Умел ли Казанова готовить? Он приводит со своей стороны точное свидетельство, заявляя, что предпочитал руководить шеф-поваром, нежели быть им. Он подал омлет Джустиниане, но, скорее всего, поручил готовку хозяину гостиницы или шеф-повару — шевалье не мог быть поваром. Он учил, как сделать английский бланк-пуддинг (вероятно, бланманже или некий вид белого пудинга) — для юной Бетти из Хаммерсмита, рецепт он, должно быть, приобрел в Лондоне в 1763 году. Казанова полагал, что одежда и сервировка стола играют важную роль в обольщении, и вспоминал подробности съеденного как часть любовной прелюдии. Так или иначе, среди своих бумаг он оставил нам семистраничную коллекцию рецептов, которую собрал в путешествиях. В стиле того времени там смешиваются с пищей медицинские предписания, советы путешественнику, астрология и химия — имеются даже советы по чистке картин и рецепт отбеливания зубов. Такие пометки (вроде совета взять в дорогу итальянские приправы и котелок) помогали в пути, и они добавляют в портрет непостоянного любовника, Казановы, неожиданные черты человека, способного себя обслужить.
То, что Джакомо почти не имеет известности как гурман, хотя его мемуары являются одним из самых разносторонних источников, касающихся гастрономических вопросов истории общества восемнадцатого века, имеет особые причины. Обрамляя почти все эротические и романтические встречи и просто общение описаниями пищи, Казанова обнаруживает в себе искушенного сладострастника с потребностью подтверждать свое существование — и собственную память о нем — в царстве вкусов. Его очевидная сексуальная зависимость может в меньшей степени объясняться аппетитом и возможностями, но больше — поврежденной или жаждущей психикой, которая находила успокоение только в сопоставимой с ней чувственности.
Акт V
Акт V, сцена I
Il traviato, заблудший
1766–1770
В моей жизни есть красивые моменты; счастливые, неожиданные, непредсказуемые и чисто случайные встречи… и, следовательно, это все более драгоценные истории.
Он поехал из Варшавы в Дрезден, чтобы навестить мать, а затем в Вену и Аугсбург. Там он намеревался добыть себе место у курфюрста Мангейма через знакомого ему по Парижу с 1757 года графа Максимилиана Ламберга, чьи многочисленные письма к Казанове сохранились до наших дней в пражском архиве. Для Казановы становится все менее типичным полагаться на впечатлительных аристократок и каббалу, и все более — на мужчин вроде Ламберга, литературного поклонника и масона.

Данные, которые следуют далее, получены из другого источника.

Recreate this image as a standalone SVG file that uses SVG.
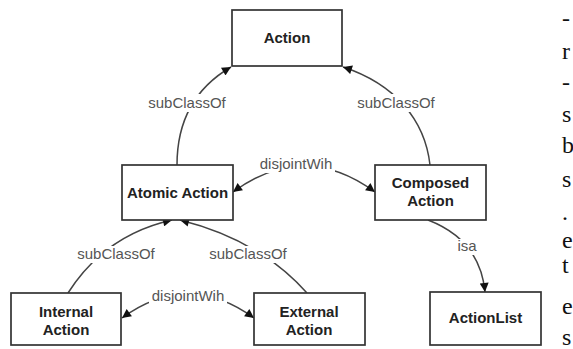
<svg xmlns="http://www.w3.org/2000/svg" width="573" height="349" viewBox="0 0 573 349">
<style>
.box{fill:#fff;stroke:#333;stroke-width:1.7}
.nt{font-family:"Liberation Sans",Arial,sans-serif;font-weight:bold;font-size:15px;fill:#222;text-anchor:middle}
.lb{font-family:"Liberation Sans",Arial,sans-serif;font-size:15px;fill:#555;text-anchor:middle}
.ln{fill:none;stroke:#444;stroke-width:1.5}
.bg{fill:#fff}
.frag{font-family:"Liberation Serif","Times New Roman",serif;font-size:24px;fill:#111}
</style>
<defs>
<marker id="ah" viewBox="0 0 10 10" refX="10" refY="5" markerWidth="10" markerHeight="9" markerUnits="userSpaceOnUse" orient="auto-start-reverse">
<path d="M0,0 L10,5 L0,10 z" fill="#111"/>
</marker>
</defs>
<rect width="573" height="349" fill="#fff"/>
<g id="connectors">
<path class="ln" d="M177,165 C177,120 195,88 231,67" marker-end="url(#ah)"/>
<path class="ln" d="M430,165 C425,120 395,84 343,67" marker-end="url(#ah)"/>
<path class="ln" d="M233,192 Q304,140 375,192" marker-start="url(#ah)" marker-end="url(#ah)"/>
<path class="ln" d="M68,293 Q105,235 172,220" marker-end="url(#ah)"/>
<path class="ln" d="M307,293 Q260,240 180,220" marker-end="url(#ah)"/>
<path class="ln" d="M122,318 Q188,270 254,318" marker-start="url(#ah)" marker-end="url(#ah)"/>
<path class="ln" d="M428,220 Q480,240 485,292" marker-end="url(#ah)"/>
<rect class="bg" x="145" y="94" width="84" height="18"/>
<text class="lb" x="187" y="108">subClassOf</text>
<rect class="bg" x="354" y="94" width="85" height="18"/>
<text class="lb" x="396" y="108">subClassOf</text>
<rect class="bg" x="257" y="156" width="78" height="17"/>
<text class="lb" x="296" y="169">disjointWih</text>
<rect class="bg" x="74" y="246" width="84" height="17"/>
<text class="lb" x="116" y="259">subClassOf</text>
<rect class="bg" x="206" y="246" width="84" height="17"/>
<text class="lb" x="248" y="259">subClassOf</text>
<rect class="bg" x="149" y="288" width="78" height="17"/>
<text class="lb" x="188" y="301">disjointWih</text>
<rect class="bg" x="456" y="239" width="22" height="16"/>
<text class="lb" x="467" y="251">isa</text>
</g>
<g id="action"><rect class="box" x="232" y="10" width="110" height="56"/><text class="nt" x="287" y="43">Action</text></g>
<g id="atomic-action"><rect class="box" x="122" y="165" width="111" height="55"/><text class="nt" x="177.5" y="198">Atomic Action</text></g>
<g id="composed-action"><rect class="box" x="375" y="165" width="111" height="55"/><text class="nt" x="430.5" y="188">Composed</text><text class="nt" x="430.5" y="206">Action</text></g>
<g id="internal-action"><rect class="box" x="11" y="293" width="110" height="52"/><text class="nt" x="66" y="317">Internal</text><text class="nt" x="66" y="335">Action</text></g>
<g id="external-action"><rect class="box" x="254" y="293" width="111" height="52"/><text class="nt" x="309" y="317">External</text><text class="nt" x="309" y="335">Action</text></g>
<g id="actionlist"><rect class="box" x="430" y="292" width="111" height="53"/><text class="nt" x="485.5" y="323">ActionList</text></g>
<g id="page-fragments">
<text class="frag" x="562" y="26">-</text>
<text class="frag" x="562" y="59">r</text>
<text class="frag" x="562" y="90">-</text>
<text class="frag" x="562" y="122">s</text>
<text class="frag" x="562" y="153">b</text>
<text class="frag" x="562" y="187">s</text>
<text class="frag" x="562" y="220">.</text>
<text class="frag" x="562" y="248">e</text>
<text class="frag" x="562" y="273">t</text>
<text class="frag" x="562" y="314">e</text>
<text class="frag" x="562" y="345">s</text>
</g>
</svg>
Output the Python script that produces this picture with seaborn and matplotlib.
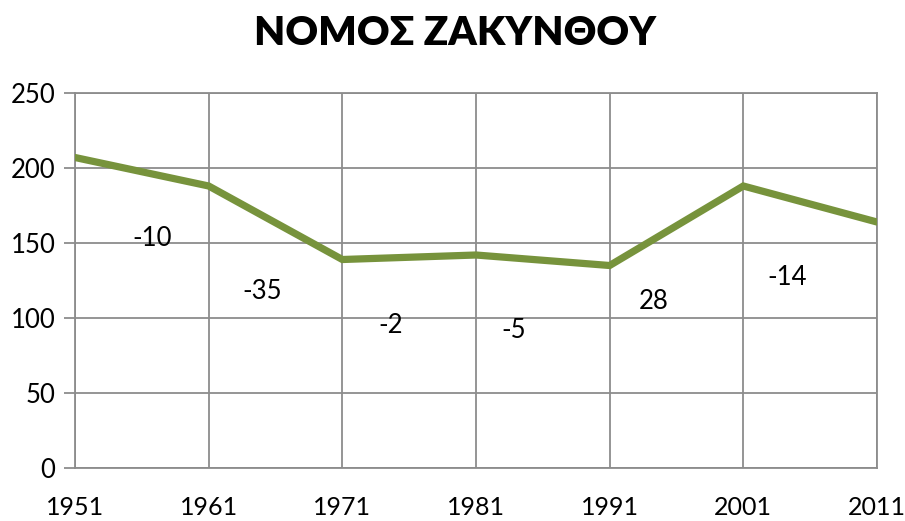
import numpy as np
import pandas as pd
import matplotlib.pyplot as plt
import seaborn as sns

# data
years = [1951, 1961, 1971, 1981, 1991, 2001, 2011]
values = [207, 188, 139, 142, 135, 188, 164]
changes = ['-10', '-35', '-2', '-5', '28', '-14']
# where each change label sits (year, value)
label_x = [1956.8, 1965.0, 1974.6, 1983.8, 1994.3, 2004.3]
label_y = [153, 118, 95, 92, 111, 127]

df = pd.DataFrame({'year': years, 'value': values})

sns.set_style('white')
plt.rcParams['font.family'] = ['Lato', 'DejaVu Sans']
plt.rcParams['text.color'] = 'black'
plt.rcParams['xtick.color'] = 'black'
plt.rcParams['ytick.color'] = 'black'

grid_c = '#8c8c8c'
fig = plt.figure(figsize=(9.05, 5.21), dpi=100)
ax = fig.add_axes([0.0829, 0.1017, 0.969 - 0.0829, 0.8215 - 0.1017])

sns.lineplot(data=df, x='year', y='value', ax=ax, color='#77933C', linewidth=5.2,
             solid_joinstyle='miter', zorder=3)

for x, y, t in zip(label_x, label_y, changes):
    ax.text(x, y, t, ha='center', va='center', fontsize=18.5, color='black', zorder=4)

ax.set_xlim(1951, 2011)
ax.set_ylim(0, 250)
ax.set_xticks(years)
ax.set_yticks(range(0, 251, 50))
ax.grid(True, color=grid_c, linewidth=1.3)
for s in ax.spines.values():
    s.set_color(grid_c)
    s.set_linewidth(1.3)
ax.tick_params(axis='y', length=8, width=1.3, color=grid_c, labelcolor='black',
               labelsize=18.5, pad=6, left=True)
ax.tick_params(axis='x', length=0, labelsize=18, labelcolor='black', pad=20)
ax.set_xlabel('')
ax.set_ylabel('')

fig.suptitle('ΝΟΜΟΣ ΖΑΚΥΝΘΟΥ', fontsize=29, fontweight='heavy', color='black',
             y=0.972, x=0.503, va='top')

fig.savefig('out.png', dpi=100)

Однако последние годы венецианца в качестве странника прошли в почти оперных традициях, как у traviato — потерявшего свой путь человека с пропащей душой.
Он отправился в Кельн, Аахен и Спа, где в сезон 1767 года занимался лечением с августа по сентябрь. К его собственному отчету о визите туда приложены сувениры, которые, как кажется, он сохранил по ностальгическим причинам (до сих пор находятся в пражском архиве): открытки, списки имен жителей города и пригласительные карточки. В 1760-е годы курорт посещали более двух тысяч человек в год, чаще пивших целебные воды, чем купавшихся в них. Люди играли в азартные игры и общались в удовольствие и в Баден-Бадене, и в Экс-ле-Бэн, и в Карлсбаде и Теплице; доходы от азартных игр частично поступали к князю-епископу Льежа, под чьей юрисдикцией все это находилось. Казанова знал многих игроков и гуляющих, — публику, которая постоянно разъезжала, проводя время в Париже, Дрездене, Риме и Спа.
Бывший знакомый Джакомо, маркиз делла Кроче, тоже был там, но уже не с мадемуазель Кросен, которая однажды сопровождала Казанову на юг до Марселя, а с другой молодой любовницей, Шарлоттой Ламот. Кроче проиграл все свои деньги за игорными столами, как и драгоценности Шарлотты, оставив ее — нищей и беременной — на попечение человека, которого знал как помогающего женщинам в бедственном положении. Казанова отвез девушку рожать ребенка обратно в Париж, Кроче оказался прав, полагая, что Джакомо будет заботиться о несчастной — итальянец был у ее постели, когда она умерла в родах.
После похорон, на которых он присутствовал один, Казанова получил плохие новости из Венеции. Брагадин умер, и хотя Дандоло послал Джакомо по завещанию сенатора тысячу экю, с постоянной финансовой поддержкой было покончено.
Несчастья, как известно, по одному не случаются. Возможно, по инициативе семьи маркизы д’Юрфе, но столь же вероятно — по инициативе кредиторов, Казанова получил lettre de cachet[8] за подписью Людовика XV, который означал, временно изгнание из Франции, главного дома Казановы на протяжении десятилетия. Ему дали сорок восемь часов, чтобы покинуть Париж.